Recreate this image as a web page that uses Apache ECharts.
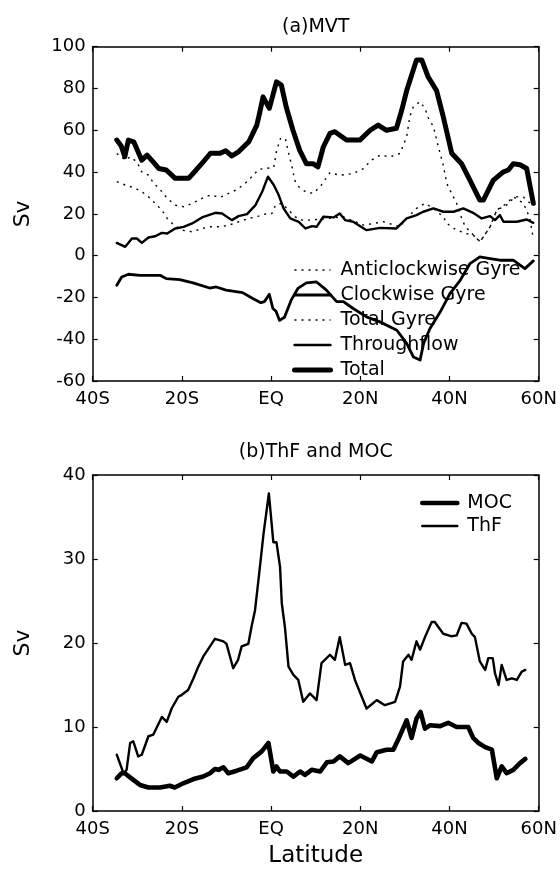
<!DOCTYPE html>
<html>
<head>
<meta charset="utf-8">
<script src="https://cdn.jsdelivr.net/npm/echarts@6/dist/echarts.min.js"></script>
<style>html,body{margin:0;padding:0;background:#fff;}#c{width:560px;height:871px;}</style>
</head>
<body>
<div id="c"></div>
<script>
// ---------- tick labels ----------
const latTickVals = [-40, -20, 0, 20, 40, 60];
const latTickLabels = ['40S', '20S', 'EQ', '20N', '40N', '60N'];

// ---------- panel (a) MVT ----------
const totalLat = [-34.6,-33.6,-32.8,-32.0,-30.8,-29.0,-27.8,-26.1,-25.2,-23.5,-21.5,-18.5,-16.8,-15.5,-13.6,-11.4,-10.2,-8.8,-7.3,-5.0,-3.2,-2.6,-1.8,-0.4,1.2,2.3,3.4,4.9,6.4,7.9,9.4,10.5,11.7,13.2,14.3,16.9,19.9,22.2,24.0,25.9,28.1,29.3,30.4,32.6,33.8,35.2,37.1,38.6,40.5,42.7,44.6,46.8,47.6,49.8,52.0,53.2,54.3,55.8,57.3,58.8];
const totalVal = [55.3,52.5,47.4,55.3,54.5,45.7,48.1,44.0,41.7,41.0,37.0,37.0,41.0,44.2,49.0,49.0,50.2,47.7,49.7,54.5,62.5,68.0,76.0,70.5,83.2,81.6,71.0,60.0,50.5,44.0,44.0,42.5,52.0,58.5,59.3,55.3,55.3,60.0,62.5,60.0,61.0,69.7,79.0,93.6,93.6,85.6,79.0,66.5,49.0,44.0,36.0,26.6,26.6,36.0,40.0,41.0,44.0,43.5,41.7,25.0];

const thrLat = [-34.6,-32.7,-31.2,-30.1,-29.0,-27.5,-26.0,-24.5,-23.3,-21.5,-19.6,-17.7,-15.5,-12.5,-11.0,-8.8,-7.3,-5.4,-3.5,-2.0,-0.7,0.6,1.7,2.8,4.3,6.2,7.7,9.2,10.2,11.7,14.0,15.4,16.6,18.4,21.4,24.4,28.1,30.4,32.6,34.1,36.4,38.6,40.9,43.1,45.3,47.2,49.1,50.2,51.3,52.1,55.1,57.3,58.8];
const thrVal = [6.1,4.2,8.2,8.2,6.1,8.7,9.3,10.9,10.6,13.0,13.8,15.4,18.3,20.5,20.2,17.0,18.9,19.9,24.2,30.6,37.8,33.8,29.0,22.6,17.8,16.2,13.0,14.1,13.8,18.6,18.3,20.2,17.0,16.2,12.2,13.3,13.0,17.8,19.4,21.0,22.6,21.0,21.0,22.6,20.5,17.8,18.9,17.0,19.4,16.2,16.2,17.3,15.7];

const cwLat = [-34.6,-33.5,-32.0,-29.4,-24.9,-23.5,-20.5,-17.5,-13.8,-12.3,-10.1,-6.4,-4.1,-2.3,-1.5,-0.4,0.4,1.1,1.9,3.0,4.5,6.0,7.9,10.2,12.4,14.7,16.2,18.4,21.4,24.4,28.2,30.4,31.9,33.4,34.2,35.6,37.9,40.1,42.4,44.6,46.8,49.1,51.3,54.3,56.9,58.8];
const cwVal = [-14.2,-10.2,-8.9,-9.4,-9.4,-11.0,-11.5,-13.0,-15.5,-15.0,-16.5,-17.7,-20.5,-22.5,-22.0,-18.5,-25.3,-26.6,-31.0,-29.5,-21.3,-15.7,-13.0,-12.6,-16.5,-22.0,-22.0,-25.3,-29.3,-31.7,-35.7,-42.0,-48.5,-50.0,-42.0,-35.0,-27.0,-18.2,-11.8,-3.8,-0.6,-1.4,-2.2,-2.2,-6.2,-2.5];

const tgLat = [-34.6,-32.7,-31.6,-30.1,-29.0,-27.5,-26.3,-24.8,-23.3,-21.5,-19.6,-17.7,-15.5,-13.6,-11.4,-9.5,-7.6,-5.8,-4.3,-2.8,-1.3,0.6,1.2,2.1,3.2,3.8,4.7,5.3,6.2,7.7,9.5,11.0,13.2,15.4,18.4,20.7,22.5,24.4,26.7,28.9,30.4,31.1,31.9,33.4,34.5,35.3,36.4,37.5,38.6,39.4,40.5,41.6,42.3,43.5,45.3,46.8,47.6,49.1,50.6,52.8,54.3,56.6,58.0,58.8];
const tgVal = [48.9,45.7,47.3,44.9,40.1,38.5,34.6,31.4,27.4,24.2,23.4,25.0,27.4,29.0,27.9,29.8,31.7,34.6,37.8,41.3,41.7,42.2,50.0,56.1,56.1,50.0,42.5,36.0,33.0,30.6,29.8,33.0,39.7,38.5,39.3,41.7,45.7,48.1,47.3,48.9,56.9,66.5,71.3,73.7,70.5,65.7,61.7,52.1,43.3,34.5,29.7,25.0,20.2,14.0,10.0,6.6,9.0,13.8,21.8,25.0,28.2,25.0,18.0,8.0];

const acLat = [-34.6,-32.7,-30.4,-29.0,-27.5,-26.0,-24.5,-23.3,-21.8,-20.0,-17.7,-15.5,-13.6,-11.4,-9.5,-7.3,-5.0,-2.8,-1.3,0.2,1.0,2.4,3.9,5.4,6.9,8.8,12.5,16.2,20.7,25.2,28.9,30.0,32.6,34.5,36.4,38.6,39.4,41.6,43.8,46.1,46.8,47.6,49.1,50.6,52.8,54.7,56.6,58.1,58.8];
const acVal = [35.4,33.8,32.2,30.6,28.2,25.0,21.8,17.8,14.6,12.2,11.4,13.0,13.8,13.8,14.6,16.2,17.8,18.9,19.9,20.2,24.2,25.0,21.8,18.6,17.0,17.0,17.8,18.6,14.6,16.2,13.8,17.0,22.6,25.0,22.6,18.6,15.4,12.2,10.6,9.0,6.6,9.0,13.8,21.8,24.2,28.2,28.0,25.0,24.0];

// ---------- panel (b) ThF and MOC ----------
const thfLat = [-34.6,-33.1,-32.4,-31.6,-30.9,-29.8,-29.0,-27.5,-26.4,-24.5,-23.4,-22.3,-20.8,-20.1,-18.6,-17.4,-16.3,-15.2,-13.7,-12.6,-10.7,-10.0,-8.5,-7.4,-6.6,-5.1,-4.4,-3.6,-2.5,-1.7,-0.5,0.5,1.2,2.0,2.4,3.1,3.9,5.0,6.1,7.2,8.7,10.2,10.6,11.3,13.2,14.3,15.4,16.6,17.7,18.8,21.4,23.7,25.5,27.8,28.9,29.6,30.8,31.5,32.6,33.4,34.5,36.0,36.7,38.6,40.5,41.6,42.7,43.8,45.0,45.7,46.8,48.0,48.7,49.7,50.2,51.0,51.7,52.8,54.0,55.1,56.2,57.0];
const thfVal = [6.7,4.5,4.9,8.1,8.3,6.5,6.7,8.9,9.1,11.2,10.6,12.2,13.6,13.8,14.4,15.8,17.2,18.4,19.6,20.5,20.2,19.9,17.0,18.0,19.6,19.9,21.9,23.9,29.1,33.0,37.8,32.0,32.0,29.1,24.7,21.9,17.2,16.2,15.6,13.0,14.0,13.2,13.0,17.6,18.6,18.0,20.7,17.4,17.6,15.6,12.2,13.2,12.6,13.0,14.8,17.8,18.6,18.0,20.2,19.2,20.7,22.5,22.5,21.1,20.8,20.9,22.4,22.3,21.1,20.7,17.8,16.8,18.2,18.2,16.4,15.0,17.4,15.6,15.8,15.6,16.6,16.8];

const mocLat = [-34.6,-33.5,-32.8,-30.9,-29.4,-27.5,-24.9,-22.7,-21.6,-19.7,-17.4,-15.2,-13.7,-12.6,-11.8,-10.7,-9.6,-7.7,-5.5,-4.0,-2.1,-0.6,0.5,1.2,2.0,3.5,5.0,6.5,7.6,9.1,11.0,12.5,14.0,15.4,17.3,20.0,22.6,23.7,25.9,27.4,28.5,30.4,31.5,32.6,33.5,34.5,35.6,37.9,39.7,41.6,44.2,45.3,46.5,48.0,49.5,50.6,51.7,52.8,54.3,55.8,57.0];
const mocVal = [3.9,4.5,4.5,3.7,3.1,2.8,2.8,3.0,2.8,3.3,3.8,4.1,4.5,5.0,4.9,5.2,4.5,4.8,5.2,6.3,7.1,8.1,4.7,5.3,4.7,4.7,4.1,4.7,4.3,4.9,4.7,5.8,5.9,6.5,5.7,6.6,5.9,7.0,7.3,7.3,8.5,10.8,8.7,11.0,11.8,9.8,10.2,10.1,10.5,10.0,10.0,8.7,8.1,7.6,7.3,3.9,5.3,4.5,4.9,5.7,6.2];

const FONT = 'DejaVu Sans';
const BLACK = '#000';
const CLEAR = 'rgba(0,0,0,0)';
function zip(a, b) { return a.map((v, i) => [v, b[i]]); }
function latFmt(v) { const i = latTickVals.indexOf(v); return i >= 0 ? latTickLabels[i] : ''; }

const DOT = { color: BLACK, width: 1.4, type: [2, 5], cap: 'butt' };
function solid(w) { return { color: BLACK, width: w, type: 'solid', cap: 'round', join: 'round' }; }

function xAx(grid, pos, opts) {
  return Object.assign({
    gridIndex: grid, type: 'value', position: pos, min: -40, max: 60, interval: 20,
    axisLine: { show: true, onZero: false, lineStyle: { color: BLACK, width: 1.5 } },
    axisTick: { show: true, inside: true, length: 5, lineStyle: { color: BLACK, width: 1.2 } },
    axisLabel: { show: pos === 'bottom', formatter: latFmt, color: BLACK, fontSize: 18, fontFamily: FONT, margin: 9 },
    splitLine: { show: false }
  }, opts || {});
}
function yAx(grid, pos, min, max, step, opts) {
  return Object.assign({
    gridIndex: grid, type: 'value', position: pos, min: min, max: max, interval: step,
    axisLine: { show: true, onZero: false, lineStyle: { color: BLACK, width: 1.5 } },
    axisTick: { show: true, inside: true, length: 5, lineStyle: { color: BLACK, width: 1.2 } },
    axisLabel: { show: pos === 'left', color: BLACK, fontSize: 18, fontFamily: FONT, margin: 7 },
    splitLine: { show: false }
  }, opts || {});
}
const nameStyle = (fs) => ({ color: BLACK, fontSize: fs, fontFamily: FONT });

function line(name, lat, val, ls, xi, yi) {
  return { name: name, type: 'line', xAxisIndex: xi, yAxisIndex: yi, data: zip(lat, val),
    symbol: 'none', showSymbol: false, lineStyle: ls, itemStyle: { color: BLACK },
    emphasis: { disabled: true }, silent: true, clip: true };
}

const legendText = { color: BLACK, fontSize: 19, fontFamily: FONT, lineHeight: 19, padding: [0, 0, 0, 5] };
function li(name, ls) {
  return { name: name, lineStyle: ls,
    itemStyle: { color: CLEAR, borderColor: CLEAR, borderWidth: 0, opacity: 0 } };
}

const option = {
  animation: false,
  backgroundColor: '#fff',
  grid: [
    { left: 92.7, top: 46.7, width: 446, height: 334.3 },
    { left: 92.7, top: 475, width: 446, height: 336 }
  ],
  xAxis: [
    xAx(0, 'bottom'),
    xAx(0, 'top', { name: '(a)MVT', nameLocation: 'middle', nameGap: 10, nameTextStyle: nameStyle(19) }),
    xAx(1, 'bottom', { name: 'Latitude', nameLocation: 'middle', nameGap: 34, nameTextStyle: nameStyle(23) }),
    xAx(1, 'top', { name: '(b)ThF and MOC', nameLocation: 'middle', nameGap: 13, nameTextStyle: nameStyle(19) })
  ],
  yAxis: [
    yAx(0, 'left', -60, 100, 20, { name: 'Sv', nameLocation: 'middle', nameGap: 58, nameRotate: 90, nameTextStyle: nameStyle(22) }),
    yAx(0, 'right', -60, 100, 20),
    yAx(1, 'left', 0, 40, 10, { name: 'Sv', nameLocation: 'middle', nameGap: 58, nameRotate: 90, nameTextStyle: nameStyle(22) }),
    yAx(1, 'right', 0, 40, 10)
  ],
  legend: [
    { orient: 'vertical', left: 287, top: 255.5, itemWidth: 36, itemHeight: 14, itemGap: 6, selectedMode: false,
      textStyle: legendText,
      data: [
        li('Anticlockwise Gyre', DOT),
        li('Clockwise Gyre', solid(2.8)),
        li('Total Gyre', DOT),
        li('Throughflow', solid(2.4)),
        li('Total', solid(5))
      ] },
    { orient: 'vertical', left: 415, top: 488.5, itemWidth: 35, itemHeight: 14, itemGap: 4, selectedMode: false,
      textStyle: legendText,
      data: [
        li('MOC', solid(4.6)),
        li('ThF', solid(2.4))
      ] }
  ],
  series: [
    line('Anticlockwise Gyre', acLat, acVal, DOT, 0, 0),
    line('Clockwise Gyre', cwLat, cwVal, solid(2.8), 0, 0),
    line('Total Gyre', tgLat, tgVal, DOT, 0, 0),
    line('Throughflow', thrLat, thrVal, solid(2.4), 0, 0),
    line('Total', totalLat, totalVal, solid(5), 0, 0),
    line('MOC', mocLat, mocVal, solid(4.6), 2, 2),
    line('ThF', thfLat, thfVal, solid(2.4), 2, 2)
  ]
};

const chart = echarts.init(document.getElementById('c'), null, { renderer: 'canvas' });
chart.setOption(option);
</script>
</body>
</html>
= = =
Problem statement: Write out exactly the lines between the start of the data and the line with "const latTickLabels = ['40S', '20S', 'EQ', '20N', '40N', '60N'];", including both, but none of the pictures.

Written reply:
Recreate this image as a web page that uses Apache ECharts.
<!DOCTYPE html>
<html>
<head>
<meta charset="utf-8">
<script src="https://cdn.jsdelivr.net/npm/echarts@6/dist/echarts.min.js"></script>
<style>html,body{margin:0;padding:0;background:#fff;}#c{width:560px;height:871px;}</style>
</head>
<body>
<div id="c"></div>
<script>
// ---------- tick labels ----------
const latTickVals = [-40, -20, 0, 20, 40, 60];
const latTickLabels = ['40S', '20S', 'EQ', '20N', '40N', '60N'];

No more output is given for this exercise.